Estuvimos cerca de una hora recorriendo campos y haciendo fotos en los mismos hasta que enfilamos hacia el parque. Al llegar por otra carretera no fuimos al aparcamiento principal sino al secundario, el cual estaba vacío. El nuestro fue el primer coche y los pillamos desprevenidos. Vimos a una empleada corriendo a abrir las taquillas. Al entrar por ese lado del parque nos lo encontramos vacío ya que todo el mundo estaba justo en el otro extremo. El Keukenhof es un lugar que a paso ligero y sin pararte se puede visitar en tres horas pero si quieres hacerlo bien toma unas cinco. Nosotros conocemos el lugar como la palma de nuestra mano, no hay rincón que no hayamos visto o fotografiado en varias ocasiones y aún así no nos cansamos.
Este año era para mí el primero con todo mi equipo fotográfico y ya había decidido que además de las fotos de siempre jugaría con los colores y los objetivos para conseguir fotos extrañas, efectos curiosos y demás. Para ello nos ayudamos de un spray para vaporizar plantas, lo cual nos permite conseguir un efecto mojado muy chulo. En el exterior no tuvimos que usarlo porque estaba recién regado y ya teníamos la humedad buscada pero sabíamos que cuando llegáramos al pabellón Willem Alexander tendríamos que echar mano del artilugio.

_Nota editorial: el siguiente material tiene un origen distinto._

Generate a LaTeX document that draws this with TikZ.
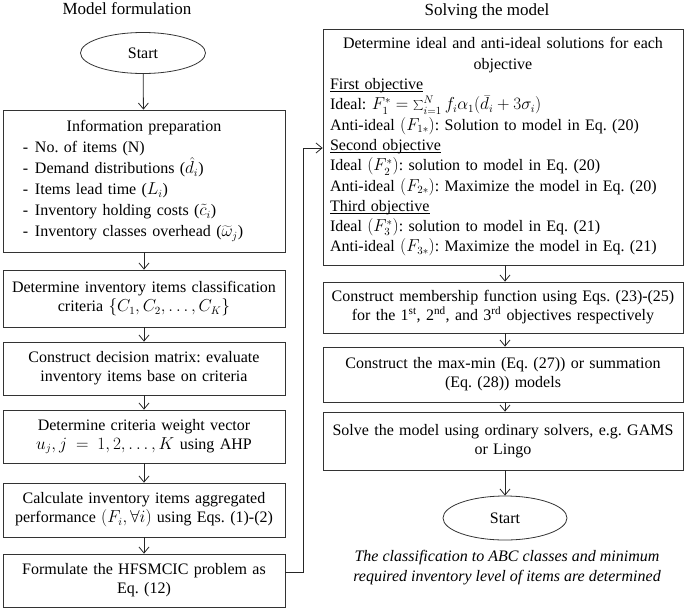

En la foto me podéis ver con camiseta amarilla y a mi amigo el Moreno haciendo la misma foto de unos tulipanes para poder cotejarlas más adelante y decidir quien hizo la mejor. Como veis no es sencillo hacer fotografías, hay que revolcarse, ensuciarse, retorcerse y todo eso mientras en tus manos tienes un equipo bastante caro y has de buscar ese toque original con el que quedas satisfecho. Decir que como experiencia esto es algo muy muy divertido, nosotros nos lo pasamos bomba mientras hacíamos las fotos y la gente que visitaba el parque alucinaba mirándonos y formaban corros a nuestro alrededor.
El momento de máxima exposición mediática fue dentro del pabellón. Allí cada uno eligió un tulipán, montamos el trípode, objetivos, anillos extensores, magnificadores y toda la parafernalia, vaporizamos las flores con agua y tras diez o quince minutos buscando el enfoque perfecto, el detalle adecuado, la orientación precisa que querías conseguir hacías un par de fotos. Detrás nuestro una multitud mirando en silencio y el suegro del Moreno radiando el acontecimiento en directo a toda esa gente y explicando intrincados detalles sobre lo que hacíamos. De cuando en cuando dejábamos a alguien mirar por el objetivo y se volvían hacia los demás en estado de éxtasis puro y les decían: Es precioso y todo el mundo volvía la vista hacia la flor y debía pensar que las otras cuatrocientas que había en aquel rincón eran iguales. Cuando nos movíamos una banda de japoneses se lanzaba a hacer fotos de la flor y cotorreaban entre ellos en esa lengua bárbara.
Sobre las tres y media estábamos agotados y volvimos a casa, con un sol precioso, más de veinte grados de temperatura y uno de esos días que se recuerdan.